HORACE JULIAN BOND (b. Jan. 14, 1940, Nashville, Tenn., U.S.), U.S. legislator and black civil-rights leader, best known for his fight to take his duly elected seat in the Georgia House of Representatives.
The son of prominent educators, Bond attended Morehouse College in Atlanta (B.A., 1971), where he helped found a civil-rights group and led a sit-in movement intended to desegregate Atlanta lunch counters.

In 1960 Bond joined in creating the Student Nonviolent Coordinating Committee (SNCC), and he later served as communications director for the group. In 1965 he won a seat in the Georgia state legislature, but his endorsement of a SNCC statement accusing the United States of violating international law in Vietnam prompted the legislature to refuse to admit him.

The voters in his district twice reelected him, but each time, the legislature barred him. Finally, in December 1966, the U.S. Supreme Court ruled the exclusion unconstitutional, and Bond was sworn in on Jan. 9, 1967.

At the Democratic National Convention in 1968, Bond led an insurgent group of delegates that won half the Georgia seats. He seconded the nomination of Eugene McCarthy and became the first black man to have his name placed in nomination for the vice presidential candidacy of a major party. Younger than the minimum age required for the position under the Constitution, however, Bond withdrew his name.
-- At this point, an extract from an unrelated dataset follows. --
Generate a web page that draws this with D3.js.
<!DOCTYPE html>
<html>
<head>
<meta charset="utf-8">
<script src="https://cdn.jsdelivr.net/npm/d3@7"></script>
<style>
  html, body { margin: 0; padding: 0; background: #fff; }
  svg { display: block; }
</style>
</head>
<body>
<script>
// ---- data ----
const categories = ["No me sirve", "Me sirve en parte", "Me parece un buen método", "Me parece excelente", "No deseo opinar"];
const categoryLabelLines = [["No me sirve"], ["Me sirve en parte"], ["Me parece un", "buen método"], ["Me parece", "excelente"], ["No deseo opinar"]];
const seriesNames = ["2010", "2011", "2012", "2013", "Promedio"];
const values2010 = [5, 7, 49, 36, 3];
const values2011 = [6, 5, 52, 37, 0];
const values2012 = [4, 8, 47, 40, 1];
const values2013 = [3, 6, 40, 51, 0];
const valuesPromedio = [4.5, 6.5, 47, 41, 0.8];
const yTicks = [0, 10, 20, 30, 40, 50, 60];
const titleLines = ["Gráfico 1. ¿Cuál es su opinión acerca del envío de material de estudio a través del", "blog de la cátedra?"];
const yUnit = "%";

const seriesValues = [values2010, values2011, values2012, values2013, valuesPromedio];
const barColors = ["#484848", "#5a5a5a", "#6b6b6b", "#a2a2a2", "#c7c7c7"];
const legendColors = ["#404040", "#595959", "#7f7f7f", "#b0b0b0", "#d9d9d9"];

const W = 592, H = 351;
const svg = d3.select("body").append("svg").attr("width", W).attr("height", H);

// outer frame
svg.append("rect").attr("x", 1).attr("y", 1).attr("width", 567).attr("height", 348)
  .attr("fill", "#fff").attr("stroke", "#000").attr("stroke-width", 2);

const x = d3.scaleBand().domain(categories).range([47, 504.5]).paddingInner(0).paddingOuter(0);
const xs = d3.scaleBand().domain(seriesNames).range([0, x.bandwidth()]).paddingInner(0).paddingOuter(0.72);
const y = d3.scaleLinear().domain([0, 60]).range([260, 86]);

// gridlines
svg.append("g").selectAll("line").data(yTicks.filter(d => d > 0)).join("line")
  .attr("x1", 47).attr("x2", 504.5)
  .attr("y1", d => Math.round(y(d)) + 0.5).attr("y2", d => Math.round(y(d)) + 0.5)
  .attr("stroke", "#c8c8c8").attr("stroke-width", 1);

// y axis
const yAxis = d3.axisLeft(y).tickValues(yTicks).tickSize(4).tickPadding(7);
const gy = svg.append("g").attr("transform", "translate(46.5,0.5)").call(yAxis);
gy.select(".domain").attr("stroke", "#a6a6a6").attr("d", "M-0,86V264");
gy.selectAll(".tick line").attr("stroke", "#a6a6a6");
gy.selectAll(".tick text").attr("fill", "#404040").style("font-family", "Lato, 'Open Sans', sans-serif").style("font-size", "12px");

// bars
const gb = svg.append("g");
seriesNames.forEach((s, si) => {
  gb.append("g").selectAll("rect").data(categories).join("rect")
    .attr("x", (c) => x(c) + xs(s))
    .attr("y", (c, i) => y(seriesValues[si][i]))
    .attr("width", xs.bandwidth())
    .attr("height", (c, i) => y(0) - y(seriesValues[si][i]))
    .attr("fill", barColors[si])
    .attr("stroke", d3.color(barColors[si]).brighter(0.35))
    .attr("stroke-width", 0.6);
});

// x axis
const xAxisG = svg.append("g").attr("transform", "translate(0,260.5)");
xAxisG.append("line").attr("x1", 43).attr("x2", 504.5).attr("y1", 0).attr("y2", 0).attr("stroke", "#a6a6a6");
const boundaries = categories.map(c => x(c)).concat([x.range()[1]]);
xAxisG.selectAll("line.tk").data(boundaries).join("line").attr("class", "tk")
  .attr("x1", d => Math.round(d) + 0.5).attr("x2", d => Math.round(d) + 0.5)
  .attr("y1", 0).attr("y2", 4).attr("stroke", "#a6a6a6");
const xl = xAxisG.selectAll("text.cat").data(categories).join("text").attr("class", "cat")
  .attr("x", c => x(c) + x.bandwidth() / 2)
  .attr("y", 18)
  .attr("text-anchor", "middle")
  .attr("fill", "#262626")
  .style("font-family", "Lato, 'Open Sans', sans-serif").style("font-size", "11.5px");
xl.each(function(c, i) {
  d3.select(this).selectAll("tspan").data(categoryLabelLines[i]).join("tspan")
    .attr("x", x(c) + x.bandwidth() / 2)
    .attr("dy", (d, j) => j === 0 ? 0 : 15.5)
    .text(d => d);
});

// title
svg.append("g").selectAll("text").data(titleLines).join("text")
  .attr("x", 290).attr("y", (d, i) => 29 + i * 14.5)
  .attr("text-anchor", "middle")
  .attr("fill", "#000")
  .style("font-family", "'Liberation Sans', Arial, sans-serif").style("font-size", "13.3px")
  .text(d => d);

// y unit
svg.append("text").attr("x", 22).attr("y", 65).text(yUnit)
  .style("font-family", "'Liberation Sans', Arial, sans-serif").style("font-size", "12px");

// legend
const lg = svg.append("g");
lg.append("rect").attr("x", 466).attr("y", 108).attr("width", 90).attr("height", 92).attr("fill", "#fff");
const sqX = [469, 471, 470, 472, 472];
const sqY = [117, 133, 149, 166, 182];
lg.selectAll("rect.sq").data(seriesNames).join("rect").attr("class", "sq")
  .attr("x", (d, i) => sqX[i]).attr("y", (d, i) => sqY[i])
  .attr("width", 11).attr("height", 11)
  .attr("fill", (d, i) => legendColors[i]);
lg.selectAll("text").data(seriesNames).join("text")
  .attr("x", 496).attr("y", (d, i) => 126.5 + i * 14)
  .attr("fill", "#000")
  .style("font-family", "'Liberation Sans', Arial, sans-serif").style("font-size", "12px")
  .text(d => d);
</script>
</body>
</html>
Bond served in the Georgia House of Representatives from 1967 to 1975 and in the Georgia Senate from 1975 to 1987. In 1986 he ran unsuccessfully for a seat in the U.S. House of Representatives. In addition to his legislative activities, Bond served as president of the Southern Poverty Law Center and as regional president of the Atlanta National Association for the Advancement of Colored People (NAACP).